I am doing questions from past exams and I stumbled upon this one. I have no idea how to go about solving it.I never had any logarithmic functions in my previous bigOh proofs nor have I had to use induction in them. Sorry about the difficulty in formatting, I would post some of my work but I think I got nowhere with it.
It reads:
Prove that $$ \left(\sqrt{2}\right)^{\log n} + \log^2 n + n^{10} = O(2^n). $$ There is at least one non-trivial induction to do as part of the overall proof.

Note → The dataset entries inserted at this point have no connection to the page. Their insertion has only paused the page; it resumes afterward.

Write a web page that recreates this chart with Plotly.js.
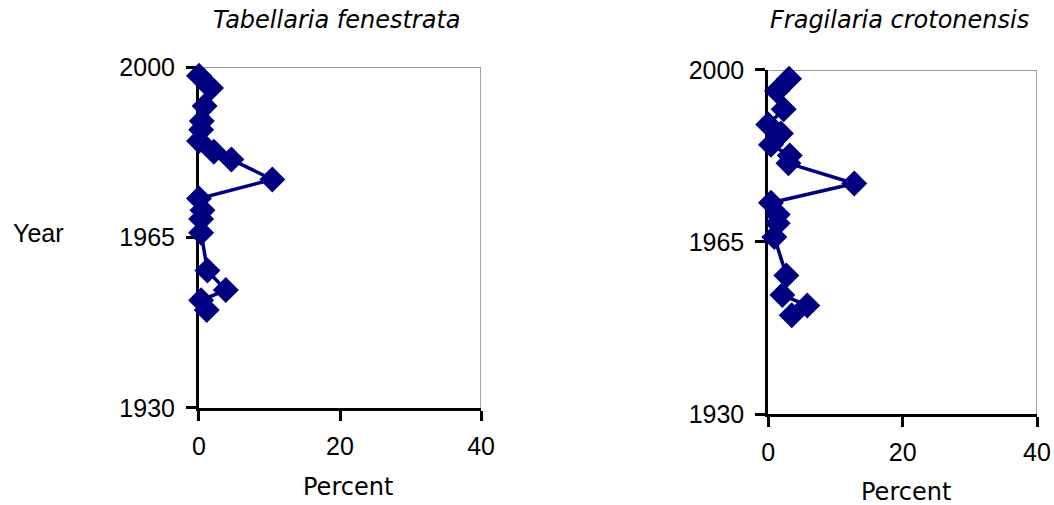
<!DOCTYPE html>
<html>
<head>
<meta charset="utf-8">
<script src="https://cdn.plot.ly/plotly-3.0.1.min.js"></script>
<style>html,body{margin:0;padding:0;background:#fff;}#chart{width:1054px;height:505px;}</style>
</head>
<body>
<div id="chart"></div>
<script>
const years = [1998.2, 1995.7, 1992.0, 1988.9, 1987.1, 1984.8, 1982.6, 1981.0, 1976.9, 1973.0, 1970.6, 1968.8, 1966.0, 1958.2, 1954.2, 1952.1, 1950.1];
const tabellaria = [0, 1.7, 0.8, 0.4, 0.3, 0, 2.1, 4.6, 10.4, 0, 0.5, 0.3, 0.3, 1.2, 3.8, 0.3, 1.1];
const fragilaria = [3.1, 1.3, 2.3, 0, 1.9, 0.4, 3.2, 3.0, 12.8, 0.4, 1.4, 1.4, 0.9, 2.7, 2.1, 5.8, 3.5];
const speciesNames = ['Tabellaria fenestrata', 'Fragilaria crotonensis'];
const xTicks = [0, 20, 40];
const yTicks = [1930, 1965, 2000];
const xRange = [0, 40];
const yRange = [1930, 2000];

const navy = '#000080';
const fontFam = '"Liberation Sans", Arial, sans-serif';
const wideFam = '"DejaVu Sans", Verdana, sans-serif';

function trace(x, xa, ya) {
  return {
    x: x, y: years, xaxis: xa, yaxis: ya, type: 'scatter', mode: 'lines+markers',
    cliponaxis: false,
    line: {color: navy, width: 3.5},
    marker: {symbol: 'diamond', size: 20, color: navy, line: {width: 0}},
    showlegend: false, hoverinfo: 'skip'
  };
}

function xAxis(domain, anchor) {
  return {
    domain: domain, anchor: anchor, range: xRange, tickvals: xTicks, ticktext: xTicks.map(String),
    showgrid: false, zeroline: false, showline: true, linecolor: '#000', linewidth: 3,
    ticks: 'outside', ticklen: 10, tickwidth: 3, tickcolor: '#000',
    ticklabelstandoff: 4, layer: 'below traces',
    tickfont: {family: fontFam, size: 25, color: '#000'}, fixedrange: true
  };
}
function yAxis(domain, anchor) {
  return {
    domain: domain, anchor: anchor, range: yRange, tickvals: yTicks, ticktext: yTicks.map(String),
    showgrid: false, zeroline: false, showline: true, linecolor: '#000', linewidth: 3,
    ticks: 'outside', ticklen: 10, tickwidth: 3, tickcolor: '#000',
    ticklabelstandoff: 6, layer: 'below traces',
    tickfont: {family: fontFam, size: 25, color: '#000'}, fixedrange: true
  };
}

function border(xr, yr) {
  return [
    {type: 'line', xref: xr, yref: yr, x0: xRange[0], x1: xRange[1], y0: yRange[1], y1: yRange[1], line: {color: '#808080', width: 1.5}, layer: 'below'},
    {type: 'line', xref: xr, yref: yr, x0: xRange[1], x1: xRange[1], y0: yRange[0], y1: yRange[1], line: {color: '#808080', width: 1.5}, layer: 'below'}
  ];
}

const layout = {
  width: 1054, height: 505,
  margin: {l: 0, r: 0, t: 0, b: 0},
  paper_bgcolor: '#fff', plot_bgcolor: 'rgba(0,0,0,0)',
  font: {family: fontFam, color: '#000'},
  xaxis: xAxis([0.1888, 0.4564], 'y'),
  yaxis: yAxis([0.1921, 0.8673], 'x'),
  xaxis2: xAxis([0.7289, 0.9839], 'y2'),
  yaxis2: yAxis([0.1802, 0.8614], 'x2'),
  shapes: border('x', 'y').concat(border('x2', 'y2')),
  annotations: [
    {text: speciesNames[0], xref: 'paper', yref: 'paper', x: 337/1054, y: 1 - 20/505, showarrow: false, xanchor: 'center', yanchor: 'middle', font: {family: wideFam, size: 24, style: 'italic'}},
    {text: speciesNames[1], xref: 'paper', yref: 'paper', x: 899/1054, y: 1 - 20/505, showarrow: false, xanchor: 'center', yanchor: 'middle', font: {family: wideFam, size: 24, style: 'italic'}},
    {text: 'Year', xref: 'paper', yref: 'paper', x: 38/1054, y: 1 - 233/505, showarrow: false, xanchor: 'center', yanchor: 'middle', font: {family: fontFam, size: 25}},
    {text: 'Percent', xref: 'paper', yref: 'paper', x: 348/1054, y: 1 - 487/505, showarrow: false, xanchor: 'center', yanchor: 'middle', font: {family: wideFam, size: 24}},
    {text: 'Percent', xref: 'paper', yref: 'paper', x: 906/1054, y: 1 - 492/505, showarrow: false, xanchor: 'center', yanchor: 'middle', font: {family: wideFam, size: 24}}
  ]
};

Plotly.newPlot('chart', [trace(tabellaria, 'x', 'y'), trace(fragilaria, 'x2', 'y2')], layout, {staticPlot: true, displayModeBar: false});
</script>
</body>
</html>
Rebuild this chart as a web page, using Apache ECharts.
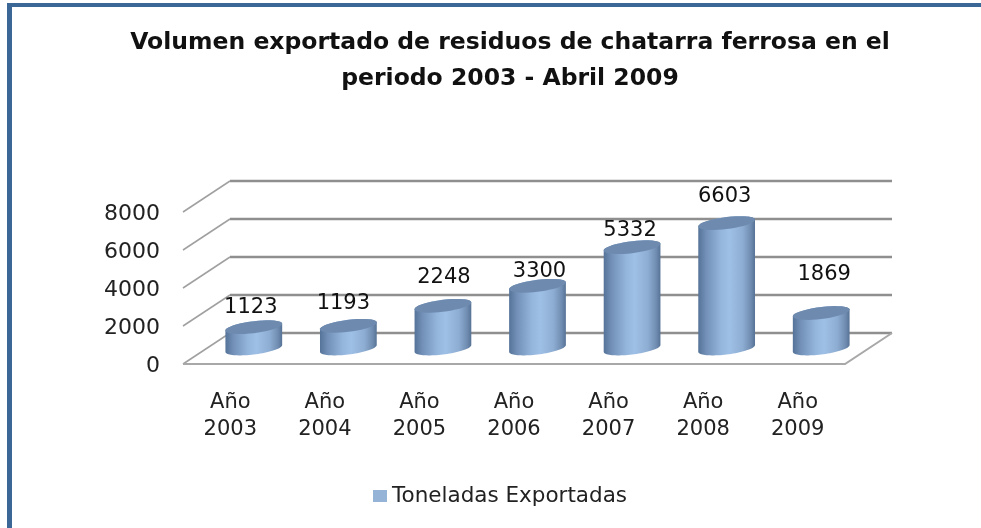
<!DOCTYPE html>
<html>
<head>
<meta charset="utf-8">
<style>html,body{margin:0;padding:0;background:#fff}#c{width:981px;height:528px}</style>
<script src="https://cdn.jsdelivr.net/npm/echarts@6/dist/echarts.min.js"></script>
</head>
<body>
<div id="c"></div>
<script>
const titleText = 'Volumen exportado de residuos de chatarra ferrosa en el\nperiodo 2003 - Abril 2009';
const seriesName = 'Toneladas Exportadas';
const categories = ['Año\n2003','Año\n2004','Año\n2005','Año\n2006','Año\n2007','Año\n2008','Año\n2009'];
const tonnes = [1123,1193,2248,3300,5332,6603,1869];
const yTicks = [0,2000,4000,6000,8000];
// hand-placed data-label nudges seen in the picture (px from the cylinder centre top)
const labelNudgeX = [-3,-5,1,2,-2,-2,3];
const labelNudgeY = [-20,-22,-28,-14,-17,-26,-38];

const FONT = '"DejaVu Sans"';
const DEPTH_X = 47, DEPTH_Y = 31, SKEW = 0.12, RY = 6;

function ringPoint(cx, cy, rx, t) {
  const dx = rx * Math.cos(t);
  return [cx + dx, cy + RY * Math.sin(t) - SKEW * dx];
}
function arc(cx, cy, rx, from, to) {
  const pts = [];
  for (let i = 0; i <= 40; i++) pts.push(ringPoint(cx, cy, rx, from + (to - from) * i / 40));
  return pts;
}

const chart = echarts.init(document.getElementById('c'), null, {renderer: 'canvas'});
chart.setOption({
  animation: false,
  backgroundColor: '#fff',
  title: {
    text: titleText, left: 505, top: 20, textAlign: 'center',
    textStyle: {fontFamily: FONT, fontSize: 23.5, fontWeight: 'bold', color: '#111', lineHeight: 36}
  },
  graphic: [
    {type: 'rect', shape: {x: 7, y: 3, width: 974, height: 4}, style: {fill: '#3b6797'}},
    {type: 'rect', shape: {x: 7, y: 3, width: 5, height: 525}, style: {fill: '#3b6797'}}
  ],
  legend: {
    data: [seriesName], left: 368, top: 480, icon: 'rect', itemWidth: 14, itemHeight: 12, itemGap: 7,
    textStyle: {fontFamily: FONT, fontSize: 21.5, color: '#222'}
  },
  grid: {left: 183, width: 662, top: 212, height: 152},
  xAxis: {
    type: 'category', data: categories,
    axisLine: {show: false}, axisTick: {show: false}, splitLine: {show: false},
    axisLabel: {fontFamily: FONT, fontSize: 21, color: '#222', lineHeight: 27, margin: 25, interval: 0}
  },
  yAxis: {
    type: 'value', min: 0, max: 8000, interval: 2000,
    axisLine: {show: false}, axisTick: {show: false}, splitLine: {show: false},
    axisLabel: {
      margin: 23, formatter: v => '{t|' + v + '}',
      rich: {t: {fontFamily: FONT, fontSize: 22, color: '#222', padding: [4, 0, 0, 0]}}
    }
  },
  series: [
    {
      name: 'wall', type: 'custom', silent: true, z: 1, clip: false,
      data: yTicks.map(v => [0, v]), encode: {x: 0, y: 1},
      renderItem(params, api) {
        const cs = params.coordSys;
        const y = api.coord([0, api.value(1)])[1];
        const L = cs.x, R = cs.x + cs.width;
        const children = [
          {type: 'line', shape: {x1: L, y1: y, x2: L + DEPTH_X, y2: y - DEPTH_Y},
           style: {stroke: '#a0a0a0', lineWidth: 1.5}},
          {type: 'line', shape: {x1: L + DEPTH_X, y1: y - DEPTH_Y, x2: R + DEPTH_X, y2: y - DEPTH_Y},
           style: {stroke: '#8f8f8f', lineWidth: 2.4}}
        ];
        if (api.value(1) === 0) {
          children.push({type: 'polyline', shape: {points: [[L, y], [R, y], [R + DEPTH_X, y - DEPTH_Y]]},
            style: {stroke: '#a8a8a8', lineWidth: 2, fill: null}});
        }
        return {type: 'group', children};
      }
    },
    {
      name: seriesName, type: 'custom', z: 2, clip: false,
      itemStyle: {color: '#95b3d7'},
      data: tonnes.map((v, i) => [i, v]), encode: {x: 0, y: 1},
      renderItem(params, api) {
        const i = params.dataIndex;
        const base = api.coord([api.value(0), 0]);
        const top = api.coord([api.value(0), api.value(1)]);
        const rx = api.size([1, 0])[0] * 0.3;
        const cx = base[0] + DEPTH_X / 2;
        const by = base[1] - DEPTH_Y / 2;
        const ty = top[1] - DEPTH_Y / 2;
        const bodyPts = arc(cx, by, rx, 0, Math.PI).concat(arc(cx, ty, rx, Math.PI, 2 * Math.PI));
        return {type: 'group', children: [
          {type: 'polygon', shape: {points: bodyPts}, style: {fill: {
            type: 'linear', x: 0, y: 0, x2: 1, y2: 0,
            colorStops: [
              {offset: 0, color: '#557398'}, {offset: 0.14, color: '#7391b8'},
              {offset: 0.4, color: '#94b5dc'}, {offset: 0.55, color: '#9fc0e6'},
              {offset: 0.78, color: '#8eadd2'}, {offset: 0.93, color: '#6f8cb0'},
              {offset: 1, color: '#567396'}
            ]}}},
          {type: 'polygon', shape: {points: arc(cx, ty, rx, 0, 2 * Math.PI)}, style: {fill: '#6e8aaf'}},
          {type: 'text', style: {
            x: cx + labelNudgeX[i], y: ty + labelNudgeY[i], text: String(api.value(1)),
            textAlign: 'center', textVerticalAlign: 'middle',
            font: '21px ' + FONT, fill: '#111'}}
        ]};
      }
    }
  ]
});
</script>
</body>
</html>
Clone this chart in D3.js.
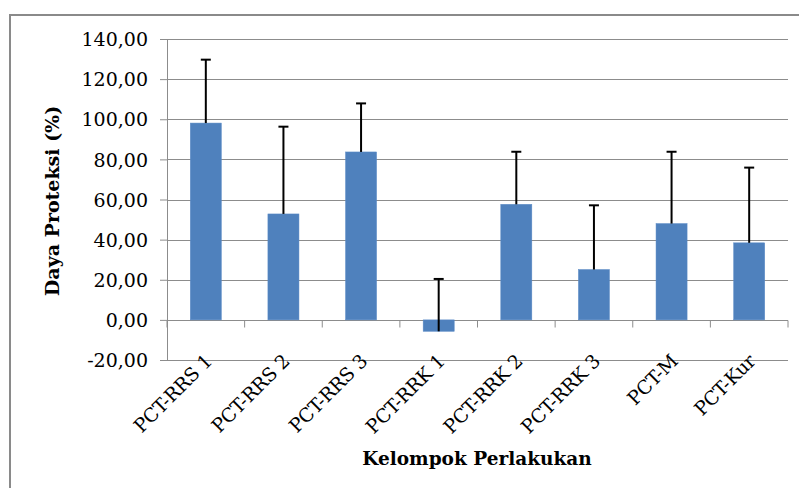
<!DOCTYPE html>
<html>
<head>
<meta charset="utf-8">
<script src="https://cdn.jsdelivr.net/npm/d3@7"></script>
<style>
  body { margin: 0; background: #fff; }
  svg text { font-family: "DejaVu Serif", "Liberation Serif", serif; fill: #000; }
</style>
</head>
<body>
<script>
// data
var categories = ["PCT-RRS 1", "PCT-RRS 2", "PCT-RRS 3", "PCT-RRK 1", "PCT-RRK 2", "PCT-RRK 3", "PCT-M", "PCT-Kur"];
var values = [98.1, 52.8, 83.7, -5.7, 57.6, 25.1, 48.0, 38.4];
var errors = [31.6, 43.5, 24.2, 26.1, 26.2, 32.0, 35.8, 37.5];
var yTicks = [-20, 0, 20, 40, 60, 80, 100, 120, 140];

var w = 799;
var h = 488;
var plotLeft = 167, plotRight = 788, plotTop = 39, plotBottom = 360;

var svg = d3.select("body")
            .append("svg")
            .attr("width", w)
            .attr("height", h);

// outer chart border
svg.append("rect")
   .attr("x", 10).attr("y", 15)
   .attr("width", 820).attr("height", 500)
   .attr("fill", "none")
   .attr("stroke", "#8a8a8a")
   .attr("stroke-width", 2);

var x = d3.scaleBand()
          .domain(categories)
          .range([plotLeft, plotRight])
          .paddingInner(0.6)
          .paddingOuter(0.3);

var y = d3.scaleLinear()
          .domain([-20, 140])
          .range([plotBottom, plotTop]);

var fmt = function(d) { return d3.format(".2f")(d).replace(".", ",").replace("\u2212", "-"); };

// gridlines
svg.append("g")
   .selectAll("line")
   .data(yTicks)
   .enter()
   .append("line")
   .attr("x1", plotLeft)
   .attr("x2", plotRight)
   .attr("y1", function(d) { return Math.round(y(d)) + 0.5; })
   .attr("y2", function(d) { return Math.round(y(d)) + 0.5; })
   .attr("stroke", "#8c8c8c")
   .attr("stroke-width", 1);

// y axis
var yAxis = svg.append("g")
   .attr("transform", "translate(" + plotLeft + ",0)")
   .call(d3.axisLeft(y).tickValues(yTicks).tickFormat(fmt).tickSize(7).tickPadding(12));
yAxis.select(".domain").attr("stroke", "#8c8c8c");
yAxis.selectAll(".tick line").attr("stroke", "#8c8c8c");
yAxis.selectAll("text").style("font-size", "19px").attr("dy", "0.35em");

// zero axis with category ticks
var zy = Math.round(y(0)) + 0.5;
svg.append("line")
   .attr("x1", plotLeft).attr("x2", plotRight)
   .attr("y1", zy).attr("y2", zy)
   .attr("stroke", "#8c8c8c");
var bounds = d3.range(categories.length + 1);
svg.append("g")
   .selectAll("line")
   .data(bounds)
   .enter()
   .append("line")
   .attr("x1", function(d) { return plotLeft + d * (plotRight - plotLeft) / categories.length; })
   .attr("x2", function(d) { return plotLeft + d * (plotRight - plotLeft) / categories.length; })
   .attr("y1", zy)
   .attr("y2", zy + 7)
   .attr("stroke", "#8c8c8c");

// bars
svg.append("g")
   .selectAll("rect")
   .data(values)
   .enter()
   .append("rect")
   .attr("x", function(d, i) { return x(categories[i]); })
   .attr("width", x.bandwidth())
   .attr("y", function(d) { return y(Math.max(0, d)); })
   .attr("height", function(d) { return Math.abs(y(d) - y(0)); })
   .attr("fill", "#4f81bd")
   .attr("stroke", "#5a8ac6")
   .attr("stroke-width", 0.5);

// error bars (plus only)
var eb = svg.append("g");
values.forEach(function(v, i) {
  var cx = x(categories[i]) + x.bandwidth() / 2;
  eb.append("line")
    .attr("x1", cx).attr("x2", cx)
    .attr("y1", y(v)).attr("y2", y(v + errors[i]))
    .attr("stroke", "#000").attr("stroke-width", 2);
  eb.append("line")
    .attr("x1", cx - 5).attr("x2", cx + 5)
    .attr("y1", y(v + errors[i])).attr("y2", y(v + errors[i]))
    .attr("stroke", "#000").attr("stroke-width", 2);
});

// category labels
svg.append("g")
   .selectAll("text")
   .data(categories)
   .enter()
   .append("text")
   .attr("transform", function(d) {
     return "translate(" + (x(d) + x.bandwidth() / 2 - 2) + "," + (plotBottom - 7) + ") rotate(-45)";
   })
   .attr("text-anchor", "end")
   .attr("dy", "0.7em")
   .style("font-size", "19px")
   .style("letter-spacing", "-0.3px")
   .text(function(d) { return d; });

// axis titles
svg.append("text")
   .attr("transform", "translate(59,201) rotate(-90)")
   .attr("text-anchor", "middle")
   .style("font-size", "19px")
   .style("font-weight", "bold")
   .text("Daya Proteksi (%)");

svg.append("text")
   .attr("x", 477)
   .attr("y", 465)
   .attr("text-anchor", "middle")
   .style("font-size", "18.5px")
   .style("font-weight", "bold")
   .text("Kelompok Perlakukan");
</script>
</body>
</html>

There is no need to use induction. I'm assuming that $\log = \log_e$. First note that $\sqrt{2}^{\log n} \leq e^{\log n} \leq n$. Also, the Taylor expansion of $e^x$ shows that $e^x \geq 1+x$ and so $e^{n-1} \geq n$, implying $\log n \leq n-1$. This shows that $\sqrt{2}^{\log n} + \log^2 n + n^{10} \leq n+n^2+n^{10} \leq 3n^{10}$. Now we can use l'Hôpital's rule repetitively: $$ \lim_{n\to\infty} \frac{3n^{10}}{2^n} = \lim_{n\to\infty} \frac{30n^9}{2^n \log 2} = \lim_{n\to\infty} \frac{270n^8}{2^n \log^2 2} = \cdots = \lim_{n\to\infty} \frac{3\cdot 10!}{2^n \log^{10} 2} = 0. $$